No tongue whatsoever until she flicked at the seam of his lips and tempted them open, and curled her tongue around his. And then he slanted his lips and deepened the kiss just a little. He tried to quieten her slick, darting tongue with the long slow slide of his as he learned her taste and committed it to memory. He tried to ignore just how well that smart mouth of hers matched his, but it fitted—it fitted so perfect and true that he lost himself for a moment, just surrendered all thought and took what he’d always wanted.
* * *
Lena couldn’t believe she’d forgotten this man’s kisses. Because they were everything she’d ever imagined kisses would be, from that first slow sweet slide to the all-consuming hunger that raced through her now.
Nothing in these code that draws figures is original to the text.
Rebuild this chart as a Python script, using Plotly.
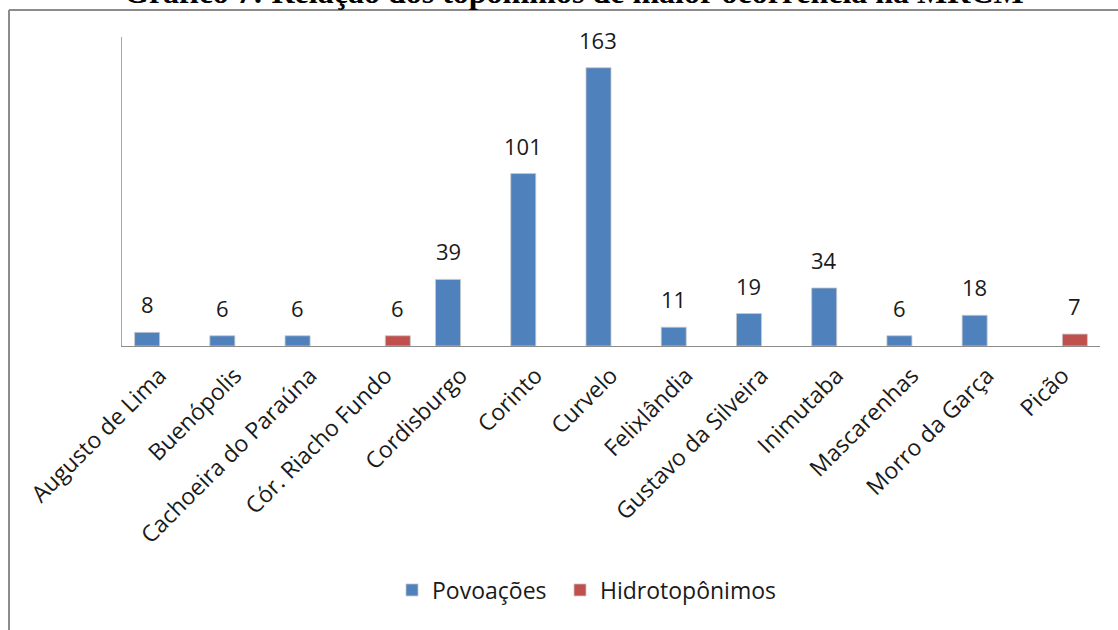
import plotly.graph_objects as go

# Localidades e contagens de topônimos
categorias = [
    "Augusto de Lima", "Buenópolis", "Cachoeira do Paraúna", "Cór. Riacho Fundo",
    "Cordisburgo", "Corinto", "Curvelo", "Felixlândia", "Gustavo da Silveira",
    "Inimutaba", "Mascarenhas", "Morro da Garça", "Picão",
]
povoacoes = [8, 6, 6, None, 39, 101, 163, 11, 19, 34, 6, 18, None]
hidrotoponimos = [None, None, None, 6, None, None, None, None, None, None, None, None, 7]

AZUL = "#4F81BD"
VERMELHO = "#C0504D"
FONTE = "Open Sans"

W, H = 1118, 630
ML, MR, MT, MB = 122, 18, 37, 284
PLOT_W = W - ML - MR
PLOT_H = H - MT - MB
Y_MAX = 181


def px_x(px):
    return (px - ML) / PLOT_W


def px_y(py):
    return (H - MB - py) / PLOT_H


fig = go.Figure()
sombra = dict(color="rgba(200,200,200,0.8)", width=1)
fig.add_trace(go.Bar(name="Povoações", x=categorias, y=povoacoes, legend="legend",
                     marker=dict(color=AZUL, line=sombra)))
fig.add_trace(go.Bar(name="Hidrotopônimos", x=categorias, y=hidrotoponimos, legend="legend2",
                     marker=dict(color=VERMELHO, line=sombra)))

# Rótulos de valor sobre as barras
meia_barra = PLOT_W / len(categorias) * (1 - 0.335) / 4
for serie, desloc in ((povoacoes, -meia_barra), (hidrotoponimos, meia_barra)):
    for cat, v in zip(categorias, serie):
        if v is None:
            continue
        fig.add_annotation(x=cat, y=v, xref="x", yref="y", text=str(v),
                           showarrow=False, yanchor="bottom", xshift=desloc,
                           yshift=11, font=dict(family=FONTE, size=22, color="#1a1a1a"))

# Título
fig.add_annotation(text="<b>Gráfico 7: Relação dos topônimos de maior ocorrência na MRCM</b>",
                   x=px_x(574), y=px_y(12), xref="paper", yref="paper",
                   xanchor="center", yanchor="bottom", showarrow=False,
                   font=dict(family="Liberation Serif", size=32, color="#000000"))

# Moldura do gráfico
borda = dict(color="#8C8C8C", width=2)
fig.add_shape(type="line", xref="paper", yref="paper",
              x0=px_x(9), x1=px_x(W + 20), y0=px_y(10), y1=px_y(10), line=borda)
fig.add_shape(type="line", xref="paper", yref="paper",
              x0=px_x(9), x1=px_x(9), y0=px_y(10), y1=px_y(H + 20), line=borda)

legenda = dict(orientation="h", y=px_y(590), xanchor="left", yanchor="middle",
               font=dict(family=FONTE, size=23, color="#1a1a1a"), itemwidth=30)

fig.update_layout(
    width=W, height=H,
    margin=dict(l=ML, r=MR, t=MT, b=MB),
    paper_bgcolor="white", plot_bgcolor="white",
    barmode="group", bargap=0.335, bargroupgap=0,
    font=dict(family=FONTE, size=20, color="#1a1a1a"),
    showlegend=True,
    legend=dict(legenda, x=px_x(392)),
    legend2=dict(legenda, x=px_x(560)),
    xaxis=dict(type="category", tickangle=-45, showgrid=False, ticks="",
               showline=True, linecolor="#8C8C8C", linewidth=1,
               ticklabelstandoff=6,
               tickfont=dict(family=FONTE, size=23, color="#1a1a1a")),
    yaxis=dict(range=[0, Y_MAX], showgrid=False, showticklabels=False, ticks="",
               showline=True, linecolor="#A6A6A6", linewidth=1, zeroline=False),
)

fig.write_html("out.html")
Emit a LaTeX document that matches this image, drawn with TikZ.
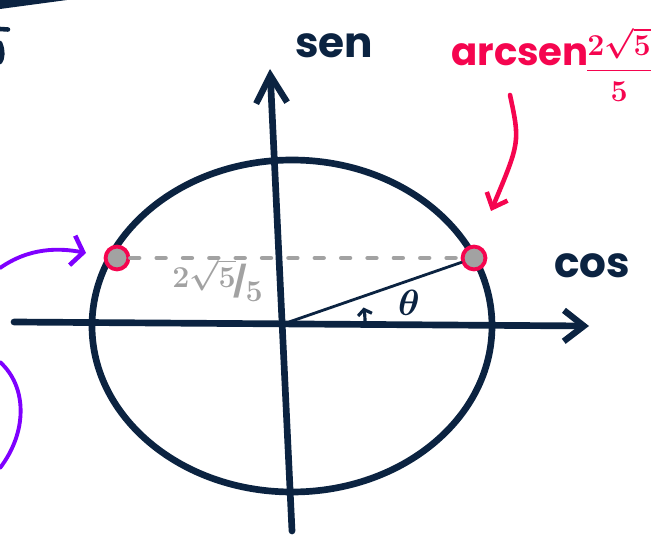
\documentclass[tikz,border=0pt]{standalone}
\usepackage{amsmath,bm}
\usepackage{fontspec}
\setmainfont{Poppins}
\usetikzlibrary{arrows.meta}
\definecolor{navy}{HTML}{0B2341}
\definecolor{rosa}{HTML}{F5054F}
\definecolor{lila}{HTML}{7F00FF}
\definecolor{gris}{HTML}{A2A2A2}
\begin{document}
\begin{tikzpicture}[line cap=round,line join=round,
  eje/.style={navy,line width=3.8pt},
  punto/.style={circle,draw=rosa,fill=gris,line width=2.2pt,inner sep=0pt,minimum size=13pt},
  etiq/.style={navy,font=\fontsize{24}{26}\selectfont\bfseries},
  punta/.style={-{Straight Barb[length=#1,width=0.62cm,line width=3.6pt]}}]
\useasboundingbox (0,0) rectangle (13.06,10.74);
% ejes y circunferencia
\draw[eje] (5.84,4.22) ellipse (4cm and 3.32cm);
\coordinate (xi) at (0.28,4.30);
\coordinate (xf) at (11.78,4.22);
\coordinate (yi) at (5.84,0.12);
\coordinate (yf) at (5.40,9.36);
\coordinate (O) at (5.78,4.30);
\draw[eje,punta=0.4cm] (xi) -- (xf);
\draw[eje,punta=0.55cm] (yi) -- (yf);
\node[etiq] (sen) at (6.68,9.82) {sen};
\node[etiq] (cos) at (11.84,5.42) {cos};
% puntos
\node[punto] (P) at (2.34,5.58) {};
\node[punto] (Q) at (9.48,5.58) {};
\draw[gris,line width=2.6pt,dash pattern=on 5pt off 10pt] (P) -- (Q);
\draw[navy,line width=1.6pt] (O) -- (Q);
\node[gris,font=\fontsize{17}{19}\selectfont\bfseries] (v) at (4.35,5.14)
  {\raisebox{3pt}{$\bm{2\sqrt{5}}$}\kern-1pt/\kern-1pt\raisebox{-5pt}{$\bm{5}$}};
% angulo
\draw[navy,line width=1.8pt,-{Straight Barb[length=3pt,width=8pt]}] (O) ++(1.52,0) arc (0:11:1.52cm);
\node[navy,font=\fontsize{20}{22}\selectfont] (t) at (8.18,4.68) {$\bm{\theta}$};
% arcsen
\node[rosa,font=\fontsize{22}{24}\selectfont\bfseries,anchor=base west] (arc) at (8.9,9.42) {arcsen};
\node[rosa,font=\fontsize{17}{19}\selectfont,anchor=west,inner sep=0pt] (fr) at (11.7,9.46) {$\bm{\dfrac{2\sqrt{5}}{5}}$};
\coordinate (a1) at (10.2,8.84);
\coordinate (a2) at (9.82,6.52);
\draw[rosa,line width=2.6pt,-{Straight Barb[length=0.25cm,width=0.45cm,line width=2.6pt]}] (a1) .. controls (10.4,7.9) .. (a2);
% flechas moradas
\coordinate (m1) at (0,5.38);
\coordinate (m2) at (1.72,5.68);
\draw[lila,line width=2.2pt,-{Straight Barb[length=0.22cm,width=0.6cm,line width=2.6pt]}] (m1) .. controls (0.6,5.8) and (1.2,5.78) .. (m2);
\draw[lila,line width=2.2pt] (0,3.5) .. controls (0.55,3.0) and (0.55,2.1) .. (0,1.38);
% restos arriba a la izquierda
\fill[navy] (0,10.56) -- (1.34,10.74) -- (0,10.74) -- cycle;
\draw[navy,line width=2.6pt] (0,10.16) -- (0.16,10.15);
\draw[navy,line width=2.6pt] (0,9.88) .. controls (0.07,9.72) and (0.05,9.56) .. (0,9.5);
\end{tikzpicture}
\end{document}
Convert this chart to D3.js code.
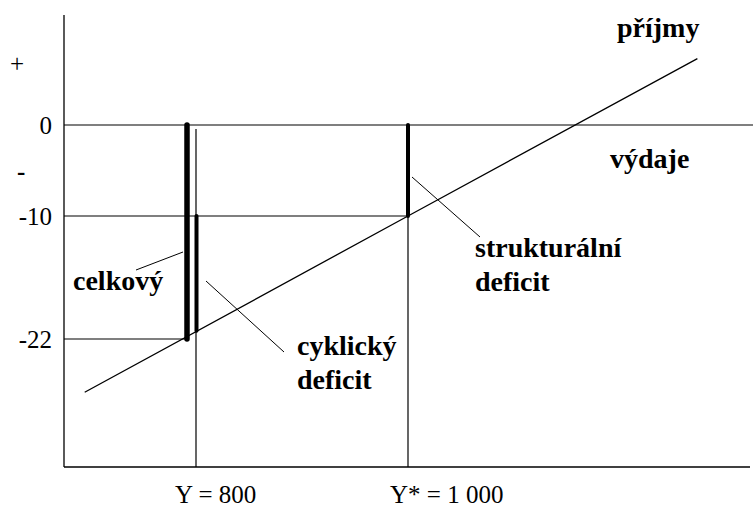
<!DOCTYPE html>
<html>
<head>
<meta charset="utf-8">
<script src="https://cdn.jsdelivr.net/npm/d3@7"></script>
<style>
	body { margin: 0; background: #fff; }
	text { fill: #000; }
	.tick-label { font-family: "Liberation Serif", serif; font-size: 25px; }
	.note { font-family: "Liberation Serif", serif; font-weight: bold; font-size: 28px; }
</style>
</head>
<body>
<div id="graphic-wrapper"></div>
<script>
// budget balance (y) against output Y (x)
const yTicks = [0, -10, -22]
const yTickLabels = ["0", "-10", "-22"]
const xTicks = [800, 1000]
const xTickLabels = ["Y = 800", "Y* = 1 000"]

// revenue-minus-spending line
const revenueY = [695, 1000, 1273]
const revenueB = [-27.2, -10, 7.3]

// deficits: [Y, from, to]
const totalDeficit = [800, 0, -22]
const cyclicalDeficit = [800, -10, -21.2]
const structuralDeficit = [1000, 0, -10]

const WIDTH = 753
const HEIGHT = 507

const xAccessor = d => d[0]
const yAccessor = d => d[1]

function init() {
	const svg = d3.select("#graphic-wrapper")
		.append("svg")
			.attr("width", WIDTH)
			.attr("height", HEIGHT)

	const xScale = d3.scaleLinear()
		.domain(xTicks)
		.range([196, 408])
	const yScale = d3.scaleLinear()
		.domain(yTicks)
		.range([125, 216, 339])

	const axisLeft = 64
	const axisBottom = 467

	const g = svg.append("g")
		.attr("stroke", "#000")
		.attr("fill", "none")

	// axes
	g.append("line")
		.attr("x1", axisLeft).attr("x2", axisLeft)
		.attr("y1", 15).attr("y2", axisBottom)
		.attr("stroke-width", 1.3)
	g.append("line")
		.attr("x1", axisLeft).attr("x2", 750)
		.attr("y1", axisBottom).attr("y2", axisBottom)
		.attr("stroke-width", 1.3)

	// horizontal guide lines at 0, -10, -22
	const guideEnds = [WIDTH, xScale(structuralDeficit[0]), xScale(totalDeficit[0]) - 9]
	yTicks.forEach((t, i) => {
		g.append("line")
			.attr("x1", axisLeft).attr("x2", guideEnds[i])
			.attr("y1", yScale(t)).attr("y2", yScale(t))
			.attr("stroke-width", 1.2)
	})

	// vertical lines at Y = 800 and Y* = 1000
	g.append("line")
		.attr("x1", xScale(800)).attr("x2", xScale(800))
		.attr("y1", 129).attr("y2", axisBottom)
		.attr("stroke-width", 1.2)
	g.append("line")
		.attr("x1", xScale(1000)).attr("x2", xScale(1000))
		.attr("y1", yScale(-10)).attr("y2", axisBottom)
		.attr("stroke-width", 1.2)

	// revenue line
	const revenue = revenueY.map((y, i) => [y, revenueB[i]])
	const lineGenerator = d3.line()
		.x(d => xScale(xAccessor(d)))
		.y(d => yScale(yAccessor(d)))
	g.append("path")
		.datum(revenue)
		.attr("d", lineGenerator)
		.attr("stroke-width", 1.3)

	// deficit bars
	const bar = (d, offset, w) => g.append("line")
		.attr("x1", xScale(d[0]) + offset).attr("x2", xScale(d[0]) + offset)
		.attr("y1", yScale(d[1])).attr("y2", yScale(d[2]))
		.attr("stroke-width", w)
		.attr("stroke-linecap", "round")
	bar(totalDeficit, -9, 5.5)
	bar(cyclicalDeficit, 0.5, 4)
	bar(structuralDeficit, 0, 4)

	// pointer lines
	const pointers = [
		[[136, 270], [183, 252]],
		[[206, 281], [284, 352]],
		[[412, 177], [480, 237]],
	]
	pointers.forEach(p => {
		g.append("line")
			.attr("x1", p[0][0]).attr("y1", p[0][1])
			.attr("x2", p[1][0]).attr("y2", p[1][1])
			.attr("stroke-width", 1)
	})

	// tick labels
	yTicks.forEach((t, i) => {
		svg.append("text")
			.attr("class", "tick-label")
			.attr("x", 52)
			.attr("y", yScale(t) + 8.5)
			.attr("text-anchor", "end")
			.text(yTickLabels[i])
	})
	svg.append("text").attr("class", "tick-label").attr("x", 10).attr("y", 72).text("+")
	svg.append("text").attr("class", "tick-label").attr("x", 17).attr("y", 180)
		.style("font-weight", "bold").text("-")

	xTicks.forEach((t, i) => {
		svg.append("text")
			.attr("class", "tick-label")
			.attr("x", xScale(t) - (i === 0 ? 21 : 18))
			.attr("y", 503)
			.text(xTickLabels[i])
	})

	// annotations
	const notes = [
		{ x: 617, y: 37, lines: ["příjmy"] },
		{ x: 610, y: 168, lines: ["výdaje"] },
		{ x: 73, y: 290, lines: ["celkový"] },
		{ x: 297, y: 355, lines: ["cyklický", "deficit"] },
		{ x: 475, y: 257, lines: ["strukturální", "deficit"] },
	]
	notes.forEach(n => {
		const t = svg.append("text")
			.attr("class", "note")
			.attr("x", n.x)
			.attr("y", n.y)
		n.lines.forEach((l, i) => {
			t.append("tspan")
				.attr("x", n.x)
				.attr("dy", i === 0 ? 0 : 34)
				.text(l)
		})
	})
}

init()
</script>
</body>
</html>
They’d done this before. How else could it be so perfect?
She’d known he was a big man—her memory might be faulty but there was nothing wrong with her eyes. What she hadn’t understood was how much she gloried in his size and all that ruthlessly controlled strength looming over her. So much of him to explore and she wrenched her lips away from that too knowing mouth and set lips and teeth to his jaw instead.